While almost all companies with a presence in Sandy’s path suffered some level of disruption, most were able to carry on operations. Some examples of the key tenets of a mature business technology resiliency program include:

  • Proactive. During this event more than any other, I saw organizations being proactive, some deciding to close offices as of the Friday before the storm to prevent potential miscommunications with employees over the weekend. Some companies even invoked DR plans to failover data centers before the hurricane hit.
  • Tested. Firms are also realizing the value of exercises and drills — our own chief business technology officer at Forrester, Steve Peltzman, wisely elected to run a test of our own emergency notification system on Friday; the system was then needed on Saturday to notify employees that several offices would be closed. Another organization I work with ran a workforce continuity drill just a week before the storm, sending employees home to work remotely to prepare for an event like Sandy.
  • Effectively communicated. Communications were also greatly improved, as my colleague Stephanie Balaouras noted in a recent blog. Utilities and government agencies tweeted and set up tracking and communication pages. Data center service providers blogged and tweeted blow-by-blow developments of data centers in impacted zones.

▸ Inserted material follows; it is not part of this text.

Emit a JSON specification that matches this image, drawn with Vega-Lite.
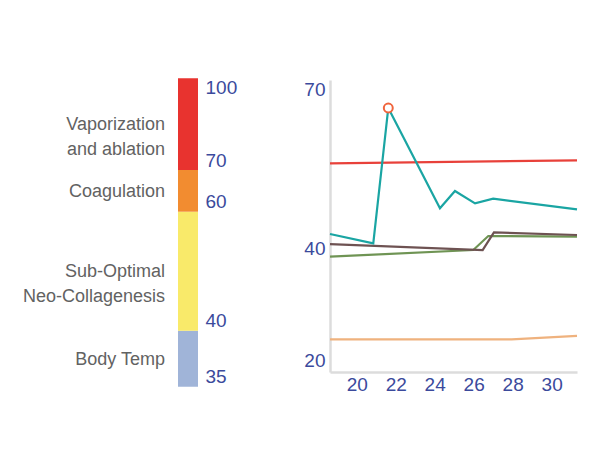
{
  "$schema": "https://vega.github.io/schema/vega-lite/v6.json",
  "width": 600,
  "height": 470,
  "autosize": {"type": "none"},
  "padding": 0,
  "background": "white",
  "config": {"view": {"stroke": null}, "font": "Liberation Sans"},
  "datasets": {
    "zones": [
      {"zone": "Body Temp", "label": "Body Temp", "lo": 35, "hi": 40, "bar": "t"},
      {"zone": "Sub-Optimal", "label": "Sub-Optimal\nNeo-Collagenesis", "lo": 40, "hi": 60, "bar": "t"},
      {"zone": "Coagulation", "label": "Coagulation", "lo": 60, "hi": 70, "bar": "t"},
      {"zone": "Vaporization", "label": "Vaporization\nand ablation", "lo": 70, "hi": 100, "bar": "t"}
    ],
    "temps": [
      {"series": "orange", "day": 18.63, "temp": 23.7},
      {"series": "orange", "day": 27.95, "temp": 23.7},
      {"series": "orange", "day": 31.3, "temp": 24.3},
      {"series": "green", "day": 18.63, "temp": 38.45},
      {"series": "green", "day": 25.98, "temp": 39.64},
      {"series": "green", "day": 26.75, "temp": 42.14},
      {"series": "green", "day": 31.3, "temp": 42.02},
      {"series": "brown", "day": 18.63, "temp": 40.71},
      {"series": "brown", "day": 26.46, "temp": 39.64},
      {"series": "brown", "day": 27.04, "temp": 42.8},
      {"series": "brown", "day": 31.3, "temp": 42.32},
      {"series": "red", "day": 18.63, "temp": 55.13},
      {"series": "red", "day": 31.3, "temp": 55.66},
      {"series": "teal", "day": 18.63, "temp": 42.5},
      {"series": "teal", "day": 20.85, "temp": 40.84},
      {"series": "teal", "day": 21.62, "temp": 65.0},
      {"series": "teal", "day": 24.27, "temp": 47.09},
      {"series": "teal", "day": 25.04, "temp": 50.18},
      {"series": "teal", "day": 26.07, "temp": 47.98},
      {"series": "teal", "day": 27.0, "temp": 48.8},
      {"series": "teal", "day": 31.3, "temp": 46.9}
    ],
    "grid": [{"temp": 30}, {"temp": 50}, {"temp": 60}],
    "peak": [{"day": 21.62, "temp": 65.0}]
  },
  "layer": [
    {
      "data": {"name": "zones"},
      "layer": [
        {
          "mark": {"type": "rect"},
          "encoding": {
            "x": {"field": "bar", "type": "nominal", "scale": {"type": "band", "range": [178, 198], "paddingInner": 0, "paddingOuter": 0}, "axis": null},
            "y": {
              "field": "lo", "type": "quantitative",
              "scale": {"domain": [35, 40, 60, 70, 100], "range": [386.7, 330.7, 211.7, 170, 78.3], "nice": false, "zero": false},
              "axis": {
                "orient": "right", "offset": -402, "values": [35, 40, 60, 70, 100], "title": null,
                "domain": false, "ticks": false, "grid": false, "labelPadding": 7,
                "labelFontSize": 19, "labelColor": "#3b4a9c", "labelAlign": "left",
                "labelBaseline": {"condition": {"test": "datum.value == 100", "value": "top"}, "value": "bottom"}
              }
            },
            "y2": {"field": "hi"},
            "color": {
              "field": "zone", "type": "nominal", "legend": null,
              "scale": {"domain": ["Body Temp", "Sub-Optimal", "Coagulation", "Vaporization"], "range": ["#a0b4d8", "#f9ea6a", "#f28c30", "#e8332f"]}
            }
          }
        },
        {
          "transform": [{"calculate": "(datum.lo + datum.hi) / 2", "as": "mid"}],
          "mark": {"type": "text", "align": "right", "baseline": "middle", "dx": -13, "dy": 1, "lineBreak": "\n", "lineHeight": 25, "fontSize": 18, "color": "#626262"},
          "encoding": {
            "x": {"field": "bar", "type": "nominal", "bandPosition": 0},
            "y": {"field": "mid", "type": "quantitative"},
            "text": {"field": "label"}
          }
        }
      ]
    },
    {
      "encoding": {
        "x": {
          "field": "day", "type": "quantitative",
          "scale": {"domain": [18.63, 31.3], "range": [330, 577], "nice": false, "zero": false},
          "axis": {
            "orient": "bottom", "offset": -98, "values": [20, 22, 24, 26, 28, 30], "title": null,
            "ticks": false, "grid": false, "domainColor": "#dcdcdc", "domainWidth": 2.5,
            "labelPadding": 3, "labelFontSize": 19, "labelColor": "#3b4a9c"
          }
        },
        "y": {
          "field": "temp", "type": "quantitative",
          "scale": {"domain": [17.86, 70], "range": [372, 80], "nice": false, "zero": false},
          "axis": {
            "orient": "left", "offset": -330, "values": [20, 40, 70], "title": null,
            "ticks": false, "grid": false, "domainColor": "#dcdcdc", "domainWidth": 2.5,
            "labelPadding": 5, "labelFontSize": 19, "labelColor": "#3b4a9c", "labelFlush": true
          }
        }
      },
      "layer": [
        {
          "data": {"name": "grid"},
          "mark": {"type": "rule", "color": "#e8e8e8", "strokeWidth": 1.5},
          "encoding": {"x": {"datum": 18.63}, "x2": {"datum": 31.3}}
        },
        {
          "data": {"name": "temps"},
          "mark": {"type": "line", "strokeWidth": 2.2},
          "encoding": {
            "color": {
              "field": "series", "type": "nominal", "legend": null,
              "scale": {"domain": ["orange", "green", "brown", "red", "teal"], "range": ["#efb27e", "#6f9454", "#6e5252", "#e8413a", "#1aa5a3"]}
            }
          }
        },
        {
          "data": {"name": "peak"},
          "mark": {"type": "point", "shape": "circle", "size": 80, "filled": false, "fill": "white", "fillOpacity": 1, "stroke": "#f0643c", "strokeWidth": 2, "opacity": 1}
        }
      ]
    }
  ],
  "resolve": {"scale": {"x": "independent", "y": "independent", "color": "independent"}, "axis": {"x": "independent", "y": "independent"}}
}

The landscape has not been completely rosy, however; there are several examples of shortcomings during the storm:

  • Preventable IT failures. There have been several large-scale IT disasters, many of which could have been prevented with proper planning and testing. It’s interesting to see that even during a massive disaster like Hurricane Sandy, it’s the little things that take down data center facilities: UPS failures, network failures, fuel shortages, etc., all the cascading events that occur after the hurricane.  
  • Work from home strategies. Like I noted in an earlier post, 81% of companies use work from home strategies for workforce continuity during disasters. But during Hurricane Sandy, many organizations who counted on employees working from home for workforce recovery found their strategies fall flat when power, network, and cell coverage failed across 10 states. However, there were reports of some organizations getting hotel rooms for displaced employees and their families
  • Hospital preparedness. Across New Jersey and New York, four hospitals were forced to shut down and evacuate and relocate patients after generators failed. This has prompted a re-evaluation as to when hospitals should be preemptively evacuated. On the IT front, other hospitals in the region were able to continuing accepting patients, but lost IT systems. Some were able to successfully revert to paper records, others could not.

We are working on a more formal analysis of the lessons learned from Hurricane Sandy to publish on the Forrester website, but in the interim, these are my initial thoughts and reactions. We've also made our business technology resiliency playbook free of charge through the end of November. I encourage you to check out the research here (site registration required).

*Forrester defines business technology resiliency as a hybrid discipline combining aspects of disaster recovery, business continuity, backup, high availability, and information security that focuses on maintaining highly available operations, proactively taking steps to improve uptime, and responding to all likely causes of outages.